_GOAL OF THE EXERCISE_: Would you quote every entry exactly, dropping only the pictures?
>> Start
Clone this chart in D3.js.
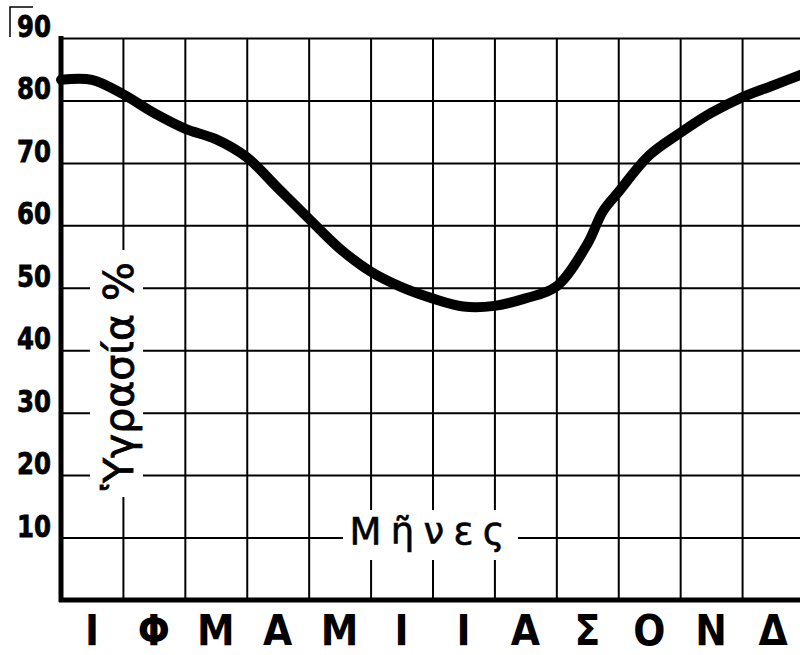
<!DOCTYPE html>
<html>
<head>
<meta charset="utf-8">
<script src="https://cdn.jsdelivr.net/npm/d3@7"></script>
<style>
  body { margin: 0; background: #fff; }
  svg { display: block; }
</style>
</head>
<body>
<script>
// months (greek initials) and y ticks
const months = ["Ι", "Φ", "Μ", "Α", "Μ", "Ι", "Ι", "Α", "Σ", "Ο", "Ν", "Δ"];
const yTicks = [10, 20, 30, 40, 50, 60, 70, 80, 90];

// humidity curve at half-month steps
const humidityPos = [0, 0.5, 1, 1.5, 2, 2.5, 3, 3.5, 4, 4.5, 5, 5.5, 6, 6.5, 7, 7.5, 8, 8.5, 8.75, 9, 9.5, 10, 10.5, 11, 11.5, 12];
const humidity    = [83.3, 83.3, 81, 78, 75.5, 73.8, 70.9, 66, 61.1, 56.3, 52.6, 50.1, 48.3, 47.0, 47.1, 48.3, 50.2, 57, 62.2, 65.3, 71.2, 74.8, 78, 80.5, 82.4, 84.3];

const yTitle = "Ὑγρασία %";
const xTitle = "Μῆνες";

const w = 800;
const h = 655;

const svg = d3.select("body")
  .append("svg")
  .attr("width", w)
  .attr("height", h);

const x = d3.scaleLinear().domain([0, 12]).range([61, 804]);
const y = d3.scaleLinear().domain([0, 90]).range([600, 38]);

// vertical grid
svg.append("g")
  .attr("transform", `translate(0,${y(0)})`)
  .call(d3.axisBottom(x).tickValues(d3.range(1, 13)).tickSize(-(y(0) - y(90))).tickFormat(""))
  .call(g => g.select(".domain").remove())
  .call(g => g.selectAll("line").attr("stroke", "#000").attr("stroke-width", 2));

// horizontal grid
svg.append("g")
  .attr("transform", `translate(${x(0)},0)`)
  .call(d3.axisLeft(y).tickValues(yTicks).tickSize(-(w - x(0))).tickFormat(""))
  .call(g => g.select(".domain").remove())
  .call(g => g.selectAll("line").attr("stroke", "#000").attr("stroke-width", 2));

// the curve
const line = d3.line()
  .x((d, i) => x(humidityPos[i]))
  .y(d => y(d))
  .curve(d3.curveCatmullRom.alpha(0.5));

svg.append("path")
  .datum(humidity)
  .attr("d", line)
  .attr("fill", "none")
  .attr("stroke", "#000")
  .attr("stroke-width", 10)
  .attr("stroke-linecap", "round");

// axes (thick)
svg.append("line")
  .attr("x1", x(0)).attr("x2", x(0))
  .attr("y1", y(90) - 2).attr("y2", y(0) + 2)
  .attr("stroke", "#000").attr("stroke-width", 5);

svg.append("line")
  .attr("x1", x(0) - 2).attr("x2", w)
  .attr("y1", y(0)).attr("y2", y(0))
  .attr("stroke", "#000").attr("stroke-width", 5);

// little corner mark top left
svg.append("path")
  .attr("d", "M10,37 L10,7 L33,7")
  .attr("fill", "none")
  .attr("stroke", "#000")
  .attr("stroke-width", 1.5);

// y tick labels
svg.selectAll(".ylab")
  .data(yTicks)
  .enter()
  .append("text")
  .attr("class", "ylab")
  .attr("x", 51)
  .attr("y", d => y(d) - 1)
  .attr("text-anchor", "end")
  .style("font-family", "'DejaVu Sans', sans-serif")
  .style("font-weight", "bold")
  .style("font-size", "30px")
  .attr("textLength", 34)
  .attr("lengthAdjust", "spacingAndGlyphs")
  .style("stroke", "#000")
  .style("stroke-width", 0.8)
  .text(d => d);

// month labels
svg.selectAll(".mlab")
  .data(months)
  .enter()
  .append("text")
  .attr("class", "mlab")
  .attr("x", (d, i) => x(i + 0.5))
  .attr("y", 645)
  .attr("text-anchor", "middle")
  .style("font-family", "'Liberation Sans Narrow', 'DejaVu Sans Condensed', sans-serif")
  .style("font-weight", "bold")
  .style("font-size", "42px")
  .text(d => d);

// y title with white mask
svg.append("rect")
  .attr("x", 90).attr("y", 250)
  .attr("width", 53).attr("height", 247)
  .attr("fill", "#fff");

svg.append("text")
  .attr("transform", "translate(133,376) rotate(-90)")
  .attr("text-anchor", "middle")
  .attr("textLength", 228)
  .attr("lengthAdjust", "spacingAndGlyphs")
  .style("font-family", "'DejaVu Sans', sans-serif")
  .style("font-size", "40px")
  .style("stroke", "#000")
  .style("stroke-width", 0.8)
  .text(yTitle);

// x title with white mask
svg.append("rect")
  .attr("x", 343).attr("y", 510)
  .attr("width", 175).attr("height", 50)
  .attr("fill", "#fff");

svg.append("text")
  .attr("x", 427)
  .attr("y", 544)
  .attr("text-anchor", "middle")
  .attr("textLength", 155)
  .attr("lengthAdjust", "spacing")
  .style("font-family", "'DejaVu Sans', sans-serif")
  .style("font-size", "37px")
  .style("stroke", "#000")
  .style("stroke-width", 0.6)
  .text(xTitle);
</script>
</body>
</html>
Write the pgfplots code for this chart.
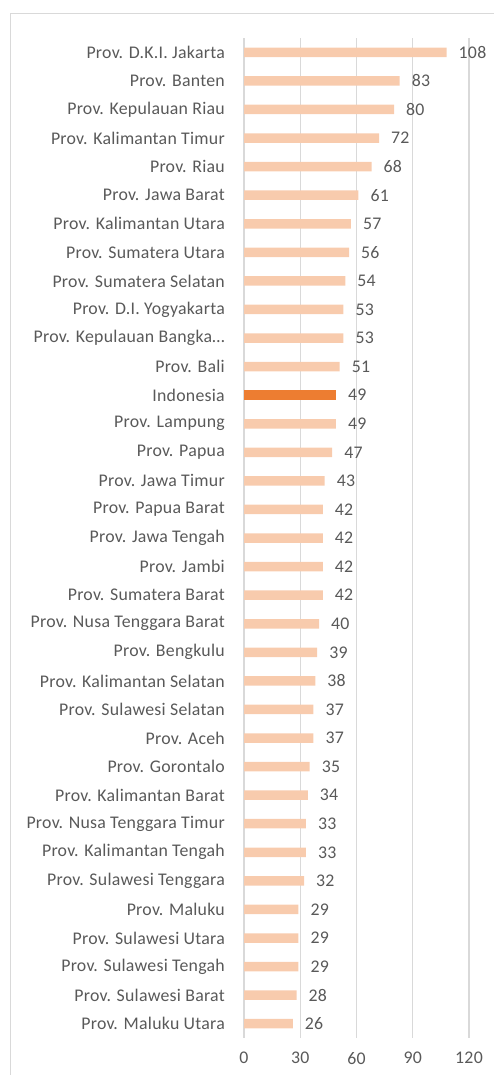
>> End
_RESULT OF THE EXERCISE_:
Clone this chart in D3.js.
<!DOCTYPE html>
<html>
<head>
<meta charset="utf-8">
<script src="https://cdn.jsdelivr.net/npm/d3@7"></script>
<style>
  body { margin: 0; background: #fff; }
  svg { display: block; }
</style>
</head>
<body>
<script>
// months (greek initials) and y ticks
const months = ["Ι", "Φ", "Μ", "Α", "Μ", "Ι", "Ι", "Α", "Σ", "Ο", "Ν", "Δ"];
const yTicks = [10, 20, 30, 40, 50, 60, 70, 80, 90];

// humidity curve at half-month steps
const humidityPos = [0, 0.5, 1, 1.5, 2, 2.5, 3, 3.5, 4, 4.5, 5, 5.5, 6, 6.5, 7, 7.5, 8, 8.5, 8.75, 9, 9.5, 10, 10.5, 11, 11.5, 12];
const humidity    = [83.3, 83.3, 81, 78, 75.5, 73.8, 70.9, 66, 61.1, 56.3, 52.6, 50.1, 48.3, 47.0, 47.1, 48.3, 50.2, 57, 62.2, 65.3, 71.2, 74.8, 78, 80.5, 82.4, 84.3];

const yTitle = "Ὑγρασία %";
const xTitle = "Μῆνες";

const w = 800;
const h = 655;

const svg = d3.select("body")
  .append("svg")
  .attr("width", w)
  .attr("height", h);

const x = d3.scaleLinear().domain([0, 12]).range([61, 804]);
const y = d3.scaleLinear().domain([0, 90]).range([600, 38]);

// vertical grid
svg.append("g")
  .attr("transform", `translate(0,${y(0)})`)
  .call(d3.axisBottom(x).tickValues(d3.range(1, 13)).tickSize(-(y(0) - y(90))).tickFormat(""))
  .call(g => g.select(".domain").remove())
  .call(g => g.selectAll("line").attr("stroke", "#000").attr("stroke-width", 2));

// horizontal grid
svg.append("g")
  .attr("transform", `translate(${x(0)},0)`)
  .call(d3.axisLeft(y).tickValues(yTicks).tickSize(-(w - x(0))).tickFormat(""))
  .call(g => g.select(".domain").remove())
  .call(g => g.selectAll("line").attr("stroke", "#000").attr("stroke-width", 2));

// the curve
const line = d3.line()
  .x((d, i) => x(humidityPos[i]))
  .y(d => y(d))
  .curve(d3.curveCatmullRom.alpha(0.5));

svg.append("path")
  .datum(humidity)
  .attr("d", line)
  .attr("fill", "none")
  .attr("stroke", "#000")
  .attr("stroke-width", 10)
  .attr("stroke-linecap", "round");

// axes (thick)
svg.append("line")
  .attr("x1", x(0)).attr("x2", x(0))
  .attr("y1", y(90) - 2).attr("y2", y(0) + 2)
  .attr("stroke", "#000").attr("stroke-width", 5);

svg.append("line")
  .attr("x1", x(0) - 2).attr("x2", w)
  .attr("y1", y(0)).attr("y2", y(0))
  .attr("stroke", "#000").attr("stroke-width", 5);

// little corner mark top left
svg.append("path")
  .attr("d", "M10,37 L10,7 L33,7")
  .attr("fill", "none")
  .attr("stroke", "#000")
  .attr("stroke-width", 1.5);

// y tick labels
svg.selectAll(".ylab")
  .data(yTicks)
  .enter()
  .append("text")
  .attr("class", "ylab")
  .attr("x", 51)
  .attr("y", d => y(d) - 1)
  .attr("text-anchor", "end")
  .style("font-family", "'DejaVu Sans', sans-serif")
  .style("font-weight", "bold")
  .style("font-size", "30px")
  .attr("textLength", 34)
  .attr("lengthAdjust", "spacingAndGlyphs")
  .style("stroke", "#000")
  .style("stroke-width", 0.8)
  .text(d => d);

// month labels
svg.selectAll(".mlab")
  .data(months)
  .enter()
  .append("text")
  .attr("class", "mlab")
  .attr("x", (d, i) => x(i + 0.5))
  .attr("y", 645)
  .attr("text-anchor", "middle")
  .style("font-family", "'Liberation Sans Narrow', 'DejaVu Sans Condensed', sans-serif")
  .style("font-weight", "bold")
  .style("font-size", "42px")
  .text(d => d);

// y title with white mask
svg.append("rect")
  .attr("x", 90).attr("y", 250)
  .attr("width", 53).attr("height", 247)
  .attr("fill", "#fff");

svg.append("text")
  .attr("transform", "translate(133,376) rotate(-90)")
  .attr("text-anchor", "middle")
  .attr("textLength", 228)
  .attr("lengthAdjust", "spacingAndGlyphs")
  .style("font-family", "'DejaVu Sans', sans-serif")
  .style("font-size", "40px")
  .style("stroke", "#000")
  .style("stroke-width", 0.8)
  .text(yTitle);

// x title with white mask
svg.append("rect")
  .attr("x", 343).attr("y", 510)
  .attr("width", 175).attr("height", 50)
  .attr("fill", "#fff");

svg.append("text")
  .attr("x", 427)
  .attr("y", 544)
  .attr("text-anchor", "middle")
  .attr("textLength", 155)
  .attr("lengthAdjust", "spacing")
  .style("font-family", "'DejaVu Sans', sans-serif")
  .style("font-size", "37px")
  .style("stroke", "#000")
  .style("stroke-width", 0.6)
  .text(xTitle);
</script>
</body>
</html>
Write the pgfplots code for this chart.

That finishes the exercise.